环境返回：你的环境是 MultiAgentEnv 的子类，它返回一个字典，将智能体的 ID（例如字符串，环境可以任意选择这些 ID）映射到每个智能体的观察、奖励和完成标志。

定义策略：你需要预先定义一些策略，这些策略在训练开始时就可用（你也可以在训练过程中动态地添加新的策略）。这些策略定义了智能体在环境中如何行动。

智能体到策略的映射：你需要定义一个函数，将环境生成的智能体 ID 映射到任何可用的策略 ID。这个函数确定了用于计算该特定智能体动作的策略。

In [None]:
""" 
所有智能体同时移动
"""

# Env, in which all agents (whose IDs are entirely determined by the env
# itself via the returned multi-agent obs/reward/dones-dicts) step
# simultaneously.
env = MultiAgentTrafficEnv(num_cars=2, num_traffic_lights=1)

# Observations are a dict mapping agent names to their obs. Only those
# agents' names that require actions in the next call to `step()` should
# be present in the returned observation dict (here: all, as we always step
# simultaneously).
print(env.reset())
# ... {
# ...   "car_1": [[...]],
# ...   "car_2": [[...]],
# ...   "traffic_light_1": [[...]],
# ... }

# In the following call to `step`, actions should be provided for each
# agent that returned an observation before:
new_obs, rewards, dones, infos = env.step(
    actions={"car_1": ..., "car_2": ..., "traffic_light_1": ...})

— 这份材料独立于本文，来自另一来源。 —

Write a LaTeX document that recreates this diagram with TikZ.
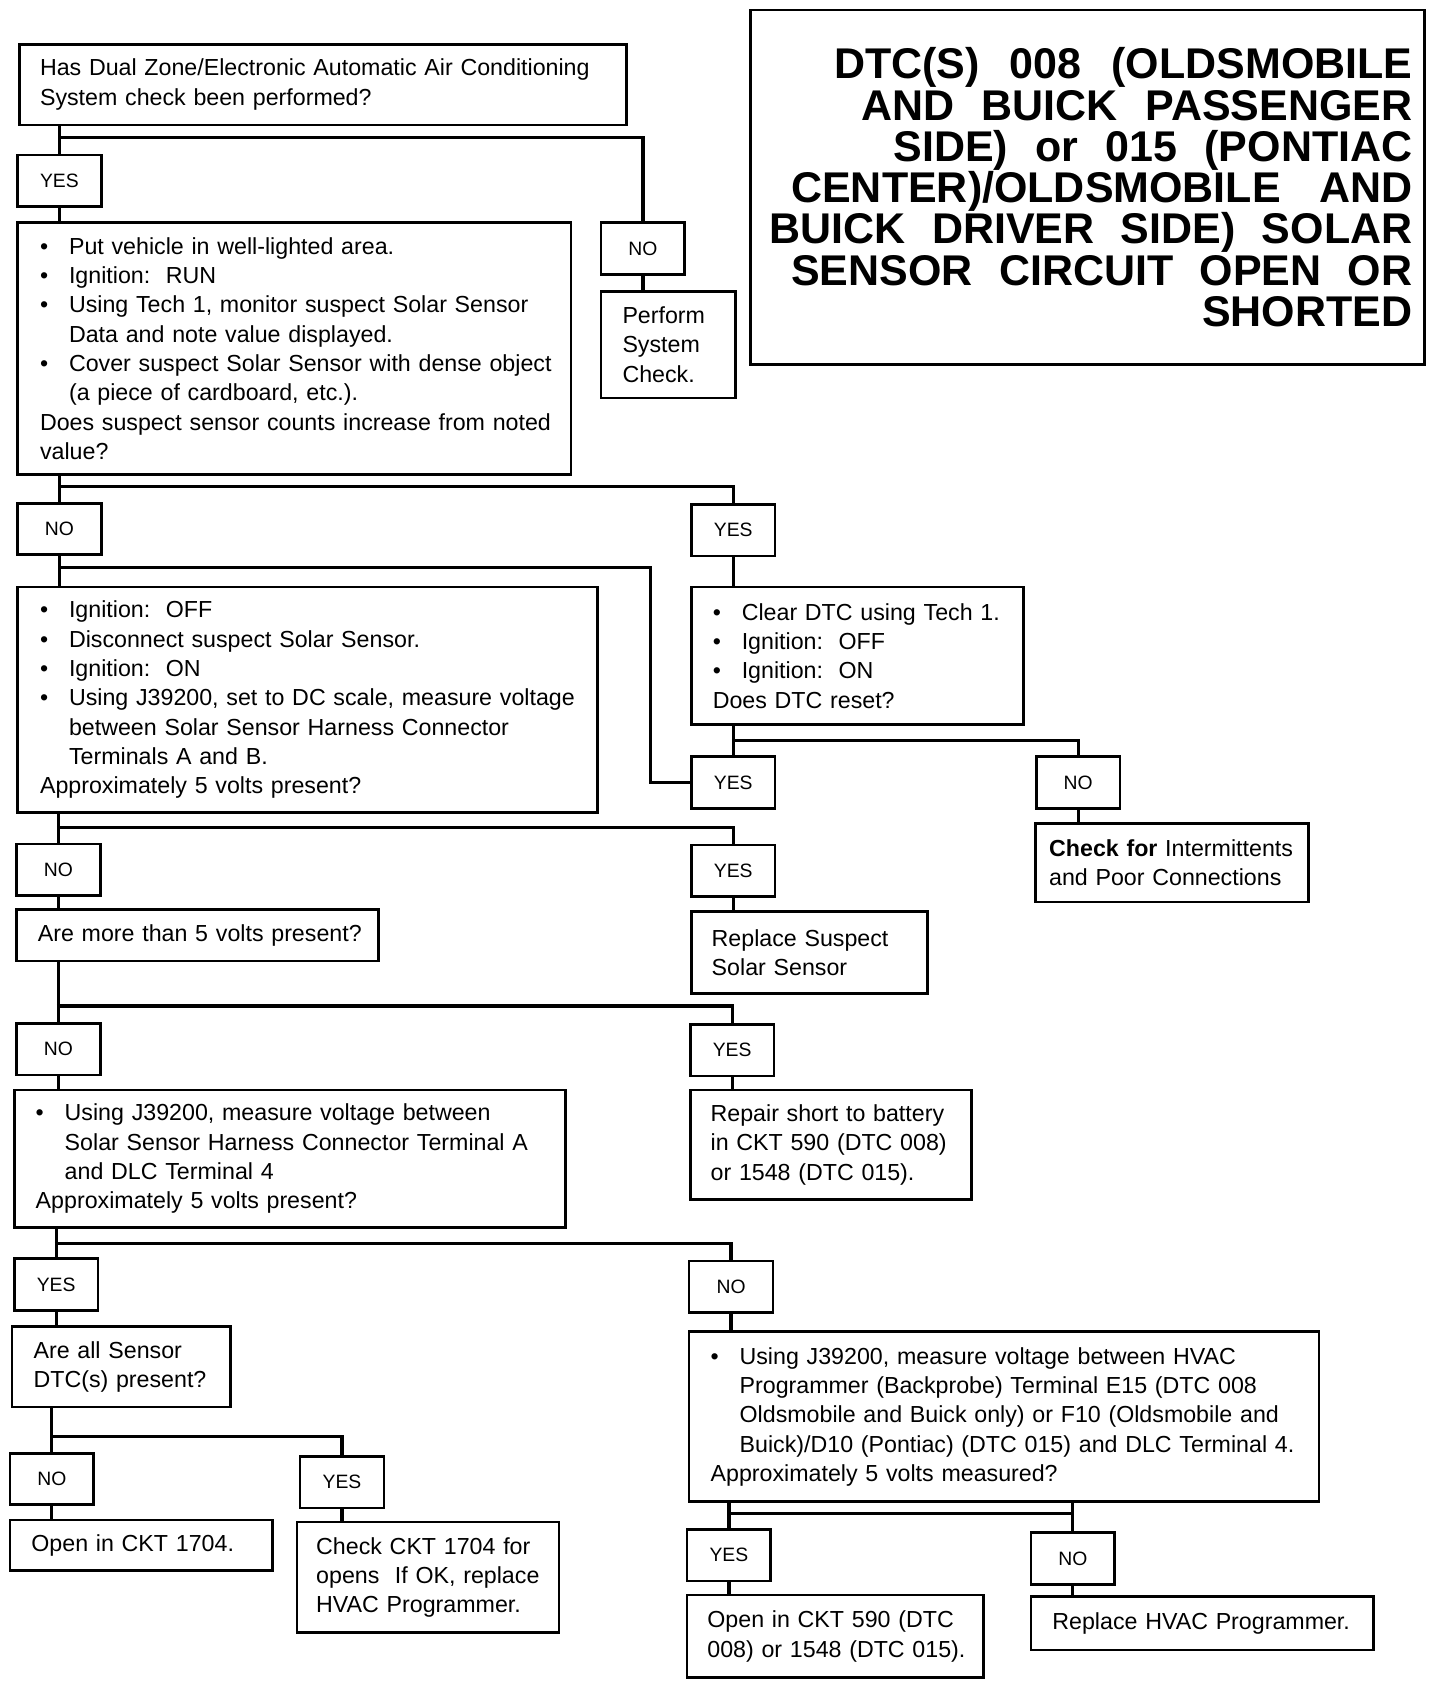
\documentclass[tikz,border=0pt]{standalone}
\usepackage{fontspec}
\setmainfont{Liberation Sans}
\newcommand\bitem[1]{\noindent\makebox[13.5pt][l]{\textbullet}#1\par}
\newcommand\nl{\\\hspace*{13.5pt}}
\tikzset{
  bx/.style={draw, line width=1.25pt, anchor=north west, inner ysep=0pt,
    font=\fontsize{10.8}{13.65}\selectfont,
    execute at begin node={\parindent=0pt\parskip=0pt\rightskip=-200pt plus 1fil\relax}},
  lab/.style={draw, line width=1.25pt, anchor=north west, minimum width=39pt,
    minimum height=24pt, inner sep=0pt, font=\fontsize{9}{10}\selectfont},
  conn/.style={line width=1.5pt},
}
\begin{document}
\begin{tikzpicture}[x=0.5pt, y=-0.5pt]
\useasboundingbox (0,0) rectangle (1340,1567);

% title
\node[draw, line width=1.3pt, anchor=north west, inner xsep=5.5pt, inner ysep=0pt,
  text width=302.5pt, align=right, minimum height=165pt,
  font=\fontsize{20}{19.2}\selectfont\bfseries] (T) at (697,8)
  {\makebox[269pt][l]{DTC(S)\hfill 008\hfill (OLDSMOBILE}\\
   \makebox[256.5pt][l]{AND\hfill BUICK\hfill PASSENGER}\\
   \makebox[241.5pt][l]{SIDE)\hfill or\hfill 015\hfill (PONTIAC}\\
   \makebox[289pt][l]{CENTER)/OLDSMOBILE\hfill AND}\\
   \makebox[299pt][l]{BUICK\hfill DRIVER\hfill SIDE)\hfill SOLAR}\\
   \makebox[289pt][l]{SENSOR\hfill CIRCUIT\hfill OPEN\hfill OR}\\
   SHORTED};

% boxes
\node[bx, inner xsep=9.5pt, text width=263.5pt, minimum height=37.5pt] (A) at (17,40)
  {Has Dual Zone/Electronic Automatic Air Conditioning\\ System check been performed?};
\node[bx, inner xsep=10.5pt, text width=236.5pt, minimum height=117pt] (B) at (15,206)
  {\bitem{Put vehicle in well-lighted area.}
   \bitem{Ignition:\ \ RUN}
   \bitem{Using Tech 1, monitor suspect Solar Sensor\nl Data and note value displayed.}
   \bitem{Cover suspect Solar Sensor with dense object\nl (a piece of cardboard, etc.).}
   Does suspect sensor counts increase from noted\\ value?};
\node[bx, inner xsep=10pt, text width=42.5pt, minimum height=49.5pt] (P) at (558,270)
  {Perform\\ System\\ Check.};
\node[bx, inner xsep=10.5pt, text width=249pt, minimum height=105pt] (C) at (15,545)
  {\bitem{Ignition:\ \ OFF}
   \bitem{Disconnect suspect Solar Sensor.}
   \bitem{Ignition:\ \ ON}
   \bitem{Using J39200, set to DC scale, measure voltage\nl between Solar Sensor Harness Connector\nl Terminals A and B.}
   Approximately 5 volts present?};
\node[bx, inner xsep=10pt, text width=134.5pt, minimum height=64pt] (D) at (642,545)
  {\bitem{Clear DTC using Tech 1.}
   \bitem{Ignition:\ \ OFF}
   \bitem{Ignition:\ \ ON}
   Does DTC reset?};
\node[bx, inner xsep=6.5pt, text width=114pt, minimum height=36.5pt] (E) at (962,765)
  {\textbf{Check for} Intermittents\\ and Poor Connections};
\node[bx, inner xsep=10pt, text width=148.5pt, minimum height=24pt] (F) at (14,845)
  {Are more than 5 volts present?};
\node[bx, inner xsep=9.5pt, text width=91pt, minimum height=38pt] (G) at (642,847)
  {Replace Suspect\\ Solar Sensor};
\node[bx, inner xsep=10pt, text width=236.5pt, minimum height=64pt] (H) at (12,1013)
  {\bitem{Using J39200, measure voltage between\nl Solar Sensor Harness Connector Terminal A\nl and DLC Terminal 4}
   Approximately 5 volts present?};
\node[bx, inner xsep=9.5pt, text width=112pt, minimum height=51pt] (I) at (641,1013)
  {Repair short to battery\\ in CKT 590 (DTC 008)\\ or 1548 (DTC 015).};
\node[bx, inner xsep=10pt, text width=81.5pt, minimum height=37.5pt] (J) at (10,1233)
  {Are all Sensor\\ DTC(s) present?};
\node[bx, inner xsep=10pt, text width=102pt, minimum height=23.5pt] (K) at (8,1413)
  {Open in CKT 1704.};
\node[bx, inner xsep=9pt, text width=104pt, minimum height=51.5pt] (L) at (275,1415)
  {Check CKT 1704 for\\ opens\ \ If OK, replace\\ HVAC Programmer.};
\node[bx, inner xsep=10pt, text width=273pt, minimum height=79pt] (M) at (640,1238)
  {\bitem{Using J39200, measure voltage between HVAC\nl Programmer (Backprobe) Terminal E15 (DTC 008\nl Oldsmobile and Buick only) or F10 (Oldsmobile and\nl Buick)/D10 (Pontiac) (DTC 015) and DLC Terminal 4.}
   Approximately 5 volts measured?};
\node[bx, inner xsep=9.5pt, text width=119pt, minimum height=38.5pt] (N) at (638,1483)
  {Open in CKT 590 (DTC\\ 008) or 1548 (DTC 015).};
\node[bx, inner xsep=10pt, text width=139.5pt, minimum height=25pt] (O) at (958,1484)
  {Replace HVAC Programmer.};

% labels
\node[lab] (Y1) at (15,143) {YES};
\node[lab] (N1) at (558,206) {NO};
\node[lab] (N2) at (15,467) {NO};
\node[lab] (Y2) at (642,468) {YES};
\node[lab] (Y3) at (642,703) {YES};
\node[lab] (N3) at (963,703) {NO};
\node[lab] (N4) at (14,784) {NO};
\node[lab] (Y4) at (642,785) {YES};
\node[lab] (N5) at (14,951) {NO};
\node[lab] (Y5) at (641,952) {YES};
\node[lab] (Y6) at (12,1170) {YES};
\node[lab] (N6) at (640,1172) {NO};
\node[lab] (N7) at (8,1351) {NO};
\node[lab] (Y7) at (278,1354) {YES};
\node[lab] (Y8) at (638,1422) {YES};
\node[lab] (N8) at (958,1425) {NO};

% junctions
\coordinate (j1) at (54,128);
\coordinate (j2) at (54,453);
\coordinate (j3) at (54,528);
\coordinate (k3) at (605,528);
\coordinate (j4) at (681,689);
\coordinate (j5) at (53,770);
\coordinate (j6) at (53,936);
\coordinate (j7) at (51,1157);
\coordinate (j8) at (47,1337);
\coordinate (j9) at (677,1408);

% connectors
\draw[conn] (A.south -| Y1.north) -- (Y1.north);
\draw[conn] (j1) -| (N1.north);
\draw[conn] (Y1.south) -- (Y1.south |- B.north);
\draw[conn] (N1.south) -- (N1.south |- P.north);

\draw[conn] (B.south -| N2.north) -- (N2.north);
\draw[conn] (j2) -| (Y2.north);
\draw[conn] (N2.south) -- (N2.south |- C.north);
\draw[conn] (j3) -- (k3) |- (Y3.west);
\draw[conn] (Y2.south) -- (Y2.south |- D.north);

\draw[conn] (D.south -| Y3.north) -- (Y3.north);
\draw[conn] (j4) -| (N3.north);
\draw[conn] (N3.south) -- (N3.south |- E.north);

\draw[conn] (C.south -| N4.north) -- (N4.north);
\draw[conn] (j5) -| (Y4.north);
\draw[conn] (N4.south) -- (N4.south |- F.north);
\draw[conn] (Y4.south) -- (Y4.south |- G.north);

\draw[conn] (F.south -| N5.north) -- (N5.north);
\draw[conn] (j6) -| (Y5.north);
\draw[conn] (N5.south) -- (N5.south |- H.north);
\draw[conn] (Y5.south) -- (Y5.south |- I.north);

\draw[conn] (H.south -| Y6.north) -- (Y6.north);
\draw[conn] (j7) -| (N6.north);
\draw[conn] (Y6.south) -- (Y6.south |- J.north);
\draw[conn] (N6.south) -- (N6.south |- M.north);

\draw[conn] (J.south -| N7.north) -- (N7.north);
\draw[conn] (j8) -| (Y7.north);
\draw[conn] (N7.south) -- (N7.south |- K.north);
\draw[conn] (Y7.south) -- (Y7.south |- L.north);

\draw[conn] (M.south -| Y8.north) -- (Y8.north);
\draw[conn] (M.south -| N8.north) -- (N8.north);
\draw[conn] (j9) -- (j9 -| N8.north);
\draw[conn] (Y8.south) -- (Y8.south |- N.north);
\draw[conn] (N8.south) -- (N8.south |- O.north);
\end{tikzpicture}
\end{document}
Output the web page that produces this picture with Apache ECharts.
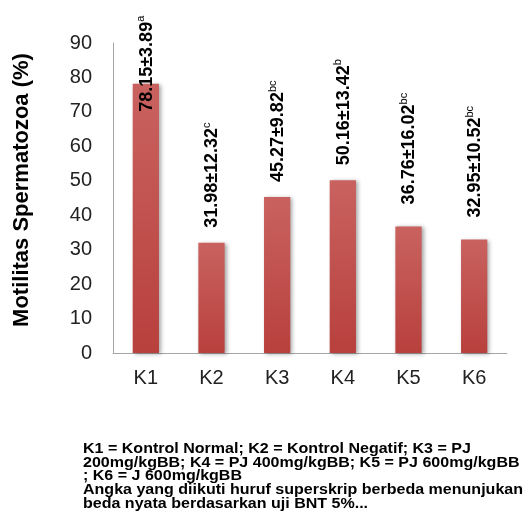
<!DOCTYPE html>
<html><head><meta charset="utf-8">
<script src="https://cdn.jsdelivr.net/npm/echarts@6/dist/echarts.min.js"></script>
<style>html,body{margin:0;padding:0;background:#fff}#c{width:526px;height:531px}</style>
</head><body><div id="c"></div>
<script>
const categories = ['K1','K2','K3','K4','K5','K6'];
const means = [78.15, 31.98, 45.27, 50.16, 36.76, 32.95];
const sds = ['3.89','12.32','9.82','13.42','16.02','10.52'];
const letters = ['a','c','bc','b','bc','bc'];
const yTicks = [0,10,20,30,40,50,60,70,80,90];
const footnote = [
  'K1 = Kontrol Normal; K2 = Kontrol Negatif; K3 = PJ',
  '200mg/kgBB; K4 = PJ 400mg/kgBB; K5 = PJ 600mg/kgBB',
  '; K6 = J 600mg/kgBB',
  'Angka yang diikuti huruf superskrip berbeda menunjukan',
  'beda nyata berdasarkan uji BNT 5%...'
];

const chart = echarts.init(document.getElementById('c'));
const data = means.map((v, i) => {
  const item = { value: v };
  if (i === 0) item.label = { distance: -28 };
  if (i >= 4) item.label = { distance: 22 };
  return item;
});
chart.setOption({
  animation: false,
  grid: { left: 113, right: 19, top: 43, bottom: 178, containLabel: false },
  xAxis: {
    type: 'category', data: categories,
    axisLine: { lineStyle: { color: '#a6a6a6', width: 1 } },
    axisTick: { show: false },
    axisLabel: { color: '#222', fontSize: 20, fontFamily: 'Liberation Sans', margin: 15 }
  },
  yAxis: {
    type: 'value', min: 0, max: 90, interval: 10,
    name: 'Motilitas Spermatozoa (%)', nameLocation: 'middle', nameGap: 80,
    nameTextStyle: { fontSize: 22, fontWeight: 'bold', color: '#000', fontFamily: 'Liberation Sans', padding: [0, 0, 0, 16] },
    axisLine: { show: true, lineStyle: { color: '#a6a6a6', width: 1 } },
    axisTick: { show: false },
    splitLine: { show: false },
    axisLabel: { color: '#222', fontSize: 20, fontFamily: 'Liberation Sans', margin: 21,
      formatter: v => yTicks.includes(v) ? String(v) : '' }
  },
  series: [{
    type: 'bar', data: data, barWidth: '40%',
    itemStyle: {
      color: new echarts.graphic.LinearGradient(0, 0, 0, 1, [
        { offset: 0, color: '#c9625f' }, { offset: 1, color: '#b8403d' }
      ]),
      shadowColor: 'rgba(0,0,0,0.35)', shadowBlur: 4, shadowOffsetX: 2, shadowOffsetY: 1
    },
    label: {
      show: true, position: 'top', rotate: 90, align: 'left', verticalAlign: 'middle', distance: 15,
      fontFamily: 'Liberation Sans',
      formatter: p => '{m|' + means[p.dataIndex].toFixed(2) + '±' + sds[p.dataIndex] + '}{s|' + letters[p.dataIndex] + '}',
      rich: {
        m: { fontSize: 18, fontWeight: 'bold', color: '#000', fontFamily: 'Liberation Sans', verticalAlign: 'bottom', lineHeight: 20 },
        s: { fontSize: 11, color: '#000', fontFamily: 'Liberation Sans', verticalAlign: 'top', lineHeight: 20 }
      }
    }
  }],
  graphic: [{
    type: 'text', left: 83, top: 442, scaleX: 1.145, originX: 0, originY: 0,
    style: { text: footnote.join('\n'), fontSize: 14, fontWeight: 'bold', lineHeight: 13.8,
      fontFamily: 'Liberation Sans', fill: '#000' }
  }]
});
</script></body></html>
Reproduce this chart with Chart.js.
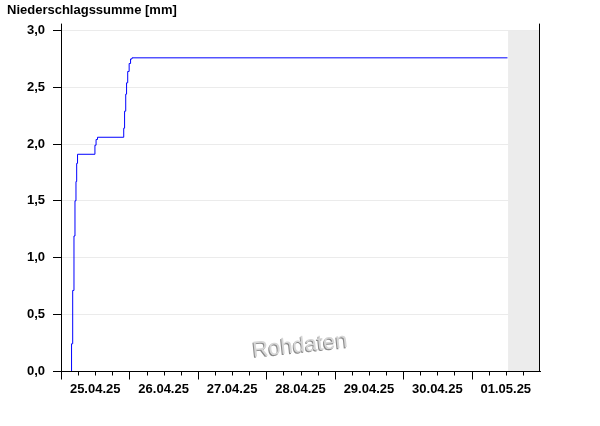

# Similarly, new_obs, rewards, dones, etc. also become dicts.
print(rewards)
# ... {"car_1": 3, "car_2": -1, "traffic_light_1": 0}

# Individual agents can early exit; The entire episode is done when
# dones["__all__"] = True.
print(dones)
# ... {"car_2": True, "__all__": False}

In [None]:
"""  
智能体一个接着一个移动
"""
# Env, in which two agents step in sequence (tuen-based game).
# The env is in charge of the produced agent ID. Our env here produces
# agent IDs: "player1" and "player2".
env = TicTacToe()

# Observations are a dict mapping agent names to their obs. Only those
# agents' names that require actions in the next call to `step()` should
# be present in the returned observation dict (here: one agent at a time).
print(env.reset())
# ... {
# ...   "player1": [[...]],
# ... }

# In the following call to `step`, only those agents' actions should be
# provided that were present in the returned obs dict:
new_obs, rewards, dones, infos = env.step(actions={"player1": ...})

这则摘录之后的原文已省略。